In this moment of joy and relief, we must not forget the gravity of the perils we faced. Corbyn’s and McDonnell’s style of politics always moves quickly from revolution to a murderous tyranny. The ideological iconoclasts begin with extravagant promises of a new order, falling just short of a heaven on earth; but this turns swiftly to dictatorship. It has happed time after time throughout history. Let us have just two recent examples…

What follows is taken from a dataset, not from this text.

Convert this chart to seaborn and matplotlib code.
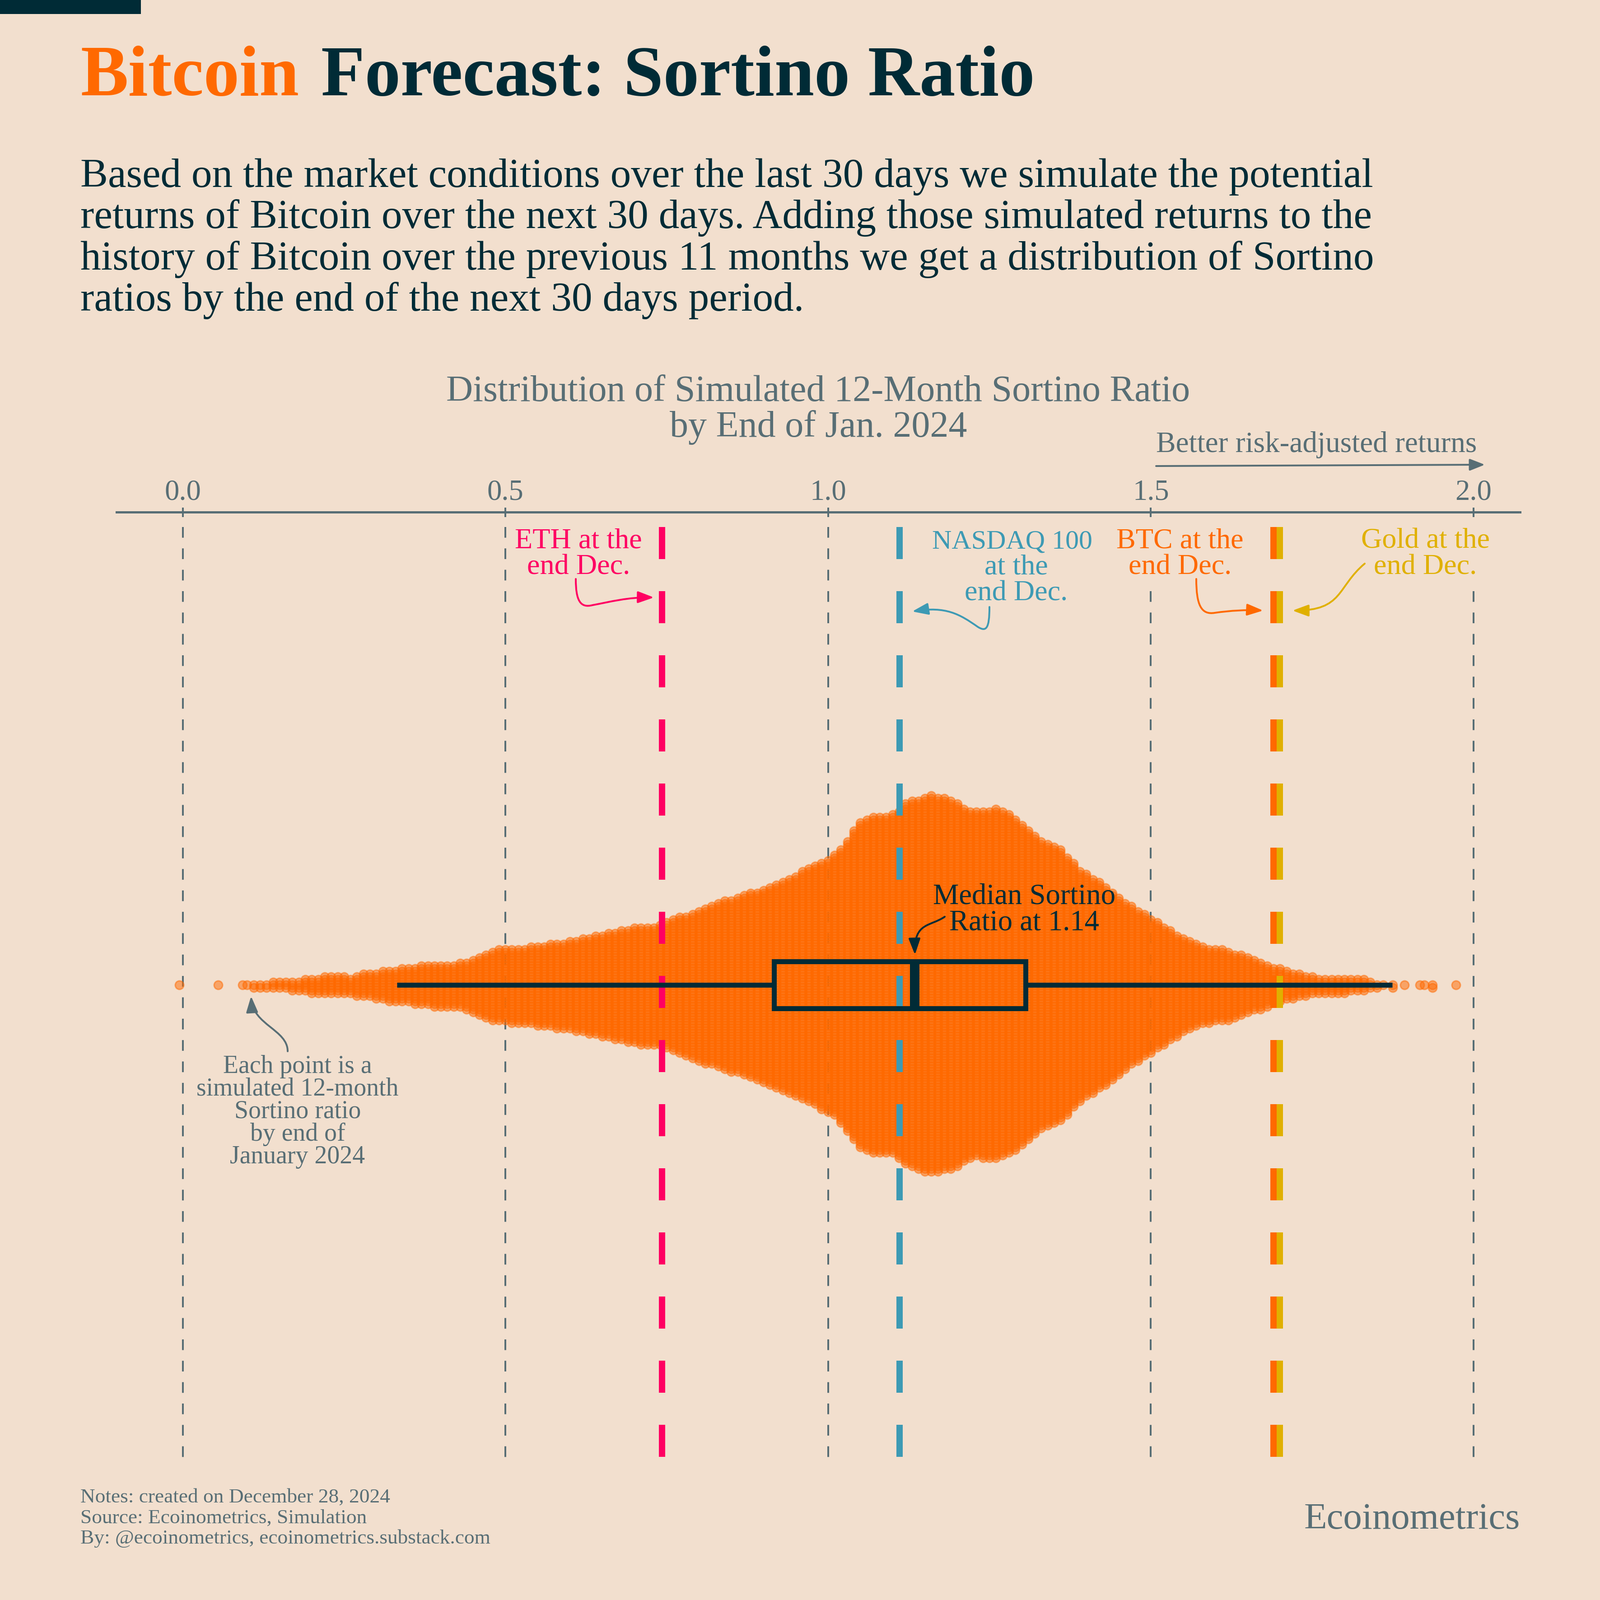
import warnings

import numpy as np
import matplotlib
matplotlib.use("Agg")
import matplotlib.pyplot as plt
from matplotlib.patches import FancyArrowPatch, Rectangle
from matplotlib.path import Path
from matplotlib.transforms import Affine2D
import seaborn as sns

warnings.simplefilter(action='ignore', category=UserWarning)

# Simulated ratios, rounded to 0.01: how many fall on each value from 0.10 up
first_bin = 0.10
bin_counts = [
    1, 2, 2, 2, 3, 3, 3, 4, 4, 5,
    6, 6, 7, 7, 7, 7, 6, 8, 9, 9,
    10, 11, 12, 12, 13, 13, 14, 15, 15, 16,
    16, 16, 16, 17, 18, 20, 22, 24, 26, 27,
    27, 28, 28, 28, 29, 30, 30, 31, 32, 32,
    33, 34, 35, 36, 37, 38, 39, 40, 41, 42,
    43, 44, 44, 44, 45, 47, 49, 51, 52, 54,
    56, 58, 59, 61, 63, 64, 65, 67, 69, 70,
    72, 74, 76, 78, 80, 82, 85, 87, 89, 92,
    94, 97, 102, 108, 115, 121, 123, 125, 125, 125,
    126, 129, 134, 136, 137, 139, 140, 139, 138, 137,
    135, 131, 129, 128, 129, 129, 130, 128, 126, 123,
    119, 115, 111, 107, 105, 103, 101, 96, 91, 86,
    83, 80, 77, 74, 70, 66, 62, 59, 56, 53,
    50, 47, 44, 41, 38, 35, 33, 31, 29, 28,
    27, 27, 26, 24, 23, 21, 19, 18, 16, 13,
    13, 11, 10, 9, 8, 7, 6, 6, 6, 6,
    6, 5, 5, 5, 3, 2, 1,
]
tail_values = [-0.005, 0.055, 0.093, 1.875, 1.875, 1.893, 1.917, 1.924, 1.936, 1.936, 1.973]

# Low whisker, quartiles, median and high whisker as the box shows them
box_summary = [0.332, 0.916, 1.134, 1.306, 1.874]

eth_level = 0.7425
nasdaq_level = 1.1105
btc_level = 1.690
gold_level = 1.700
tick_values = [0.0, 0.5, 1.0, 1.5, 2.0]
tick_labels = ["0.0", "0.5", "1.0", "1.5", "2.0"]

BG = '#f2dfce'
DARK = '#002b36'
GREY = '#586e75'
ORANGE = '#ff6900'
PINK = '#ff0062'
TEAL = '#3d9ab4'
GOLD = '#e0b000'

SIZE = 3543
DPI = 300


def px(n):
    # reference pixels to points
    return n * 72 / DPI


sims = np.concatenate([
    np.repeat(np.round(first_bin + np.arange(len(bin_counts)) * 0.01, 2), bin_counts),
    tail_values,
])

sns.set_theme(style="white", rc={
    "figure.facecolor": BG,
    "savefig.facecolor": BG,
    "axes.facecolor": "none",
    "lines.scale_dashes": False,
    "lines.solid_capstyle": "butt",
    "lines.dash_capstyle": "butt",
})
plt.rcParams['font.family'] = ['Liberation Serif', 'DejaVu Serif']

fig = plt.figure(figsize=(SIZE / DPI, SIZE / DPI), dpi=DPI)
ax = fig.add_axes([258 / SIZE, 1 - 3228 / SIZE, (3366 - 258) / SIZE, (3228 - 1134) / SIZE])
page = Affine2D().scale(1 / SIZE, -1 / SIZE).translate(0, 1) + fig.transFigure

# Swarm laid out with small dots, then the dots are blown up so they overlap
sns.swarmplot(x=sims, orient="h", size=px(5.7), linewidth=0, color=ORANGE, ax=ax, zorder=2)
sns.boxplot(
    x=box_summary, orient="h", width=0.05, whis=1.5, showfliers=False, showcaps=False,
    color=DARK, linecolor=DARK, linewidth=px(11), ax=ax, zorder=5,
    boxprops={'facecolor': 'none'},
    medianprops={'linewidth': px(21), 'color': DARK},
)

ax.set_xlim((258 - 404.5) / 1429.25, (3366 - 404.5) / 1429.25)
ax.set_ylim(0.5, -0.5)
ax.set_xlabel("")
ax.set_ylabel("")
ax.set_yticks([])

for side in ['left', 'right', 'bottom']:
    ax.spines[side].set_visible(False)
ax.spines['top'].set_color(GREY)
ax.spines['top'].set_linewidth(px(5))

ax.xaxis.tick_top()
ax.set_xticks(tick_values)
ax.set_xticklabels(tick_labels)
ax.tick_params(axis='x', direction='inout', length=px(21), width=px(4), color=GREY,
               labelcolor=GREY, labelsize=15.5, pad=px(3))

line_top = 1 - 33 / 2094
for tick in tick_values:
    ax.axvline(tick, line_top, 0, color=GREY, lw=px(4), zorder=1,
               linestyle=(0, (px(23.67), px(23.67))))
for level, colour in [(eth_level, PINK), (nasdaq_level, TEAL), (btc_level, ORANGE), (gold_level, GOLD)]:
    ax.axvline(level, line_top, 0, color=colour, lw=px(14), zorder=3,
               linestyle=(0, (px(71), px(71))))

fig.canvas.draw()
dots = ax.collections[0]
del dots.draw
dots.set_sizes([px(19) ** 2])
dots.set_linewidth(px(3))
dots.set_edgecolor(ORANGE)
dots.set_alpha(0.5)


def label(x, y, text, colour, size, ha='left', weight='normal', boxed=False):
    # boxed labels hide the grid line that runs behind them
    bbox = dict(facecolor=BG, edgecolor='none', pad=px(8)) if boxed else None
    fig.text(x, y, text, color=colour, fontsize=size, ha=ha, va='baseline',
             fontweight=weight, transform=page, bbox=bbox)


def curve(verts, colour, lw=4, head=(30, 11)):
    codes = [Path.MOVETO] + [Path.CURVE4] * (len(verts) - 1)
    fig.add_artist(FancyArrowPatch(
        path=Path(verts, codes), transform=page, color=colour, lw=px(lw),
        arrowstyle=f"-|>,head_length={px(head[0])},head_width={px(head[1])}",
        mutation_scale=1, shrinkA=0, shrinkB=0, zorder=4,
    ))


fig.add_artist(Rectangle((0, 0), 312, 31, transform=page, color=DARK, lw=0))

label(178, 211, "Bitcoin", ORANGE, 38, weight='bold')
label(711, 211, "Forecast: Sortino Ratio", DARK, 38, weight='bold')

subtitle = [
    "Based on the market conditions over the last 30 days we simulate the potential",
    "returns of Bitcoin over the next 30 days. Adding those simulated returns to the",
    "history of Bitcoin over the previous 11 months we get a distribution of Sortino",
    "ratios by the end of the next 30 days period.",
]
for line, y in zip(subtitle, [414, 505, 597, 688]):
    label(178, y, line, DARK, 21.9)

label(1812, 888, "Distribution of Simulated 12-Month Sortino Ratio", GREY, 19.7, ha='center')
label(1812, 967, "by End of Jan. 2024", GREY, 19.7, ha='center')

label(2560, 1001, "Better risk-adjusted returns", GREY, 15.7)
curve([(2560, 1032), (2800, 1031), (3050, 1030), (3288, 1029)], GREY, head=(28, 11))

label(1281, 1213, "ETH at the", PINK, 15.4, ha='center')
label(1281, 1272, "end Dec.", PINK, 15.4, ha='center')
curve([(1275, 1282), (1275, 1330), (1285, 1347), (1312, 1340),
       (1350, 1333), (1390, 1322), (1448, 1323)], PINK)

label(2241, 1214, "NASDAQ 100", TEAL, 14.4, ha='center')
label(2250, 1272, "at the", TEAL, 15.4, ha='center')
label(2250, 1330, "end Dec.", TEAL, 15.4, ha='center')
curve([(2191, 1344), (2191, 1392), (2184, 1400), (2165, 1388),
       (2125, 1360), (2095, 1342), (2020, 1354)], TEAL)

label(2613, 1214, "BTC at the", ORANGE, 15.4, ha='center', boxed=True)
label(2613, 1272, "end Dec.", ORANGE, 15.4, ha='center', boxed=True)
curve([(2649, 1282), (2649, 1340), (2660, 1362), (2690, 1357),
       (2725, 1352), (2760, 1350), (2797, 1352)], ORANGE)

label(3156, 1214, "Gold at the", GOLD, 15.4, ha='center', boxed=True)
label(3156, 1272, "end Dec.", GOLD, 15.4, ha='center', boxed=True)
curve([(3022, 1248), (2960, 1300), (2975, 1352), (2862, 1352)], GOLD)

label(2268, 2001, "Median Sortino", DARK, 15.5, ha='center')
label(2268, 2060, "Ratio at 1.14", DARK, 15.5, ha='center')
curve([(2092, 2030), (2060, 2052), (2024, 2042), (2026, 2114)], DARK)

notes = ["Each point is a", "simulated 12-month", "Sortino ratio", "by end of", "January 2024"]
for line, y in zip(notes, [2376, 2426, 2476, 2526, 2576]):
    label(659, y, line, GREY, 13.4, ha='center')
curve([(637, 2328), (637, 2280), (560, 2270), (556, 2206)], GREY)

footer = [
    "Notes: created on December 28, 2024",
    "Source: Ecoinometrics, Simulation",
    "By: @ecoinometrics, ecoinometrics.substack.com",
]
for line, y in zip(footer, [3327, 3373, 3418]):
    label(178, y, line, GREY, 10.9)
label(3366, 3385, "Ecoinometrics", GREY, 19.9, ha='right')

fig.savefig("out.png", dpi=DPI)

The French Revolution of 1789 began with the slogan Liberty, Equality, Fraternity. It proceeded to the Reign of Terror in 1793 and a nationwide tour by Madame Guillotine. When it first erupted, the Revolution was greeted with extravagant shouts of welcome by many who ought to have known better. Willie Words-worth-not-very-much wrote, “Bliss was it in that dawn to be alive; and to be young was very heaven.” Given a huge nudge by the Tory Samuel Coleridge – his collaborator in the writing of Lyrical Ballads – he soon came to his senses. However, the French people didn’t. Instead they did what revolutionaries always do: they fell in behind a tyrant. Theirs was Napoleon whose armies threatened all Europe. His supporters derided the English as petit bourgeois, “a nation of shopkeepers.” The shopkeepers responded with victories at Trafalgar 1805 and Waterloo 1815, and Bony was removed permanently to St Helena.

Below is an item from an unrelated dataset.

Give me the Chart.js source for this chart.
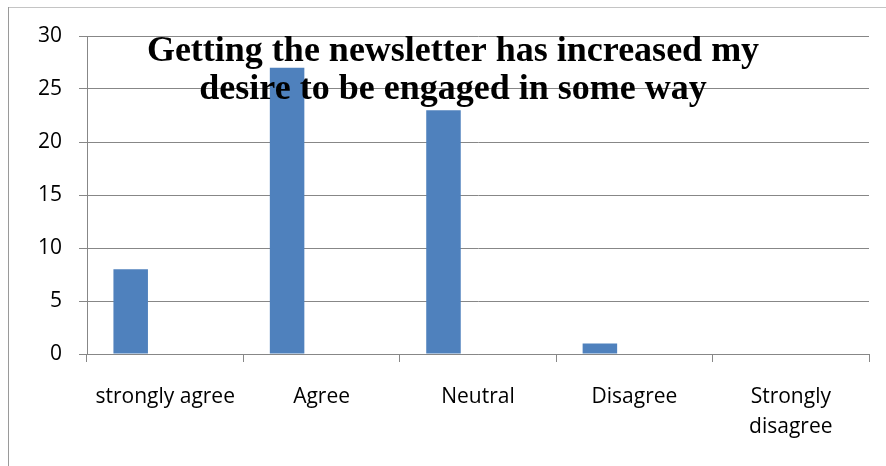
<!DOCTYPE html>
<html>
<head>
<meta charset="utf-8">
<script src="https://cdn.jsdelivr.net/npm/chart.js@4"></script>
<style>
html,body{margin:0;padding:0;background:#fff;}
canvas{display:block;}
</style>
</head>
<body>
<canvas id="c" width="886" height="466"></canvas>
<script>
const categories = ['strongly agree', 'Agree', 'Neutral', 'Disagree', ['Strongly', 'disagree']];
const responses = [8, 27, 23, 1, 0];
const emptySeries2 = [null, null, null, null, null];
const emptySeries3 = [null, null, null, null, null];
const titleLines = ['Getting the newsletter has increased my', 'desire to be engaged in some way'];
const yMin = 0, yMax = 30, yStep = 5;

const gridColor = '#878787';
const labelFont = {family: '"Open Sans", Carlito, Lato, sans-serif', size: 21};

const frameAndTitle = {
  id: 'frameAndTitle',
  beforeDraw(chart) {
    const ctx = chart.ctx;
    ctx.save();
    ctx.fillStyle = '#fff';
    ctx.fillRect(0, 0, chart.width, chart.height);
    ctx.lineWidth = 1;
    ctx.strokeStyle = '#c4c4c4';
    ctx.beginPath();
    ctx.moveTo(8, 7.5); ctx.lineTo(chart.width, 7.5);
    ctx.stroke();
    ctx.strokeStyle = '#9a9a9a';
    ctx.beginPath();
    ctx.moveTo(8.5, 7); ctx.lineTo(8.5, chart.height);
    ctx.stroke();
    ctx.restore();
  },
  afterDraw(chart) {
    const ctx = chart.ctx;
    ctx.save();
    ctx.fillStyle = '#000';
    ctx.font = 'bold 36px "Liberation Serif", "Times New Roman", serif';
    ctx.textAlign = 'center';
    ctx.textBaseline = 'alphabetic';
    ctx.fillText(titleLines[0], 453, 61);
    ctx.fillText(titleLines[1], 453, 99);
    ctx.restore();
  }
};

new Chart(document.getElementById('c'), {
  type: 'bar',
  data: {
    labels: categories,
    datasets: [
      {label: 'Series1', data: responses, backgroundColor: '#4F81BD', borderWidth: 0},
      {label: 'Series2', data: emptySeries2, backgroundColor: '#C0504D', borderWidth: 0},
      {label: 'Series3', data: emptySeries3, backgroundColor: '#9BBB59', borderWidth: 0}
    ]
  },
  options: {
    responsive: false,
    devicePixelRatio: 1,
    animation: false,
    events: [],
    categoryPercentage: 0.662,
    barPercentage: 1,
    layout: {padding: {left: 8, top: 36, right: 17, bottom: 0}},
    plugins: {legend: {display: false}, title: {display: false}, tooltip: {enabled: false}},
    scales: {
      x: {
        grid: {display: true, drawOnChartArea: false, drawTicks: true, tickLength: 8, color: gridColor, offset: true},
        border: {display: true, color: gridColor, width: 1},
        ticks: {font: Object.assign({lineHeight: '30px'}, labelFont), color: '#000', padding: 20, maxRotation: 0, autoSkip: false},
        afterFit(scale) { scale.height = 112; }
      },
      y: {
        min: yMin, max: yMax,
        ticks: {stepSize: yStep, font: labelFont, color: '#000', padding: 17},
        grid: {color: gridColor, tickLength: 8, drawTicks: true},
        border: {display: true, color: gridColor, width: 1},
        afterFit(scale) { scale.width = 79; }
      }
    }
  },
  plugins: [frameAndTitle]
});
</script>
</body>
</html>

The Russian Revolution of 1917 followed a similar course. Lenin’s slogans were: “Factories to workers!”; “Land to peasants!”; “Peace, Land, Bread!” But utopia turned out to be dystopia and, thanks to a technology far superior to that which obtained at the time of the French Revolution, Stalin’s purges exceeded those of the Reign of Terror and slaughtered forty million of his own people.
Given time, a Corbyn government would have proceeded after the same pattern. He began by promising the earth: more hospitals, more nurses, free broadband and limitless cash. But his class war would have ended in economic stagnation and social disintegration. Thankfully, he was defeated by the shopkeepers and shop-workers in the towns and cities in the Midlands and the North. As the French revolutionaries were supported by those useful idiots – such as Willie Wordsworth – who ought to have known better, so Corbyn’s chief cheerleaders were the pretentiously affected Champagne socialists and privileged snobs in the posh parts of London; among the bien pensants on The Guardian and the broadcast media; by the diseased “liberal” – really, intolerant and lying – political elite in parliament, the civil service, the universities and the suffocating public service bureaucracies which together make up the socialists’ client state.
All these people arrogantly claimed to know better than the ordinary folk. And, like the ideologues behind the French and Russian Revolutions, they also claimed to speak in the name of “the people.” But by “the people” they meant only themselves and their clique. And last Thursday the people answered back.
Smile at us, pay us, pass us, but do not quite forget; that we are the people of England that never have spoken yet.
Well, we have spoken now! So what is to be done with socialism?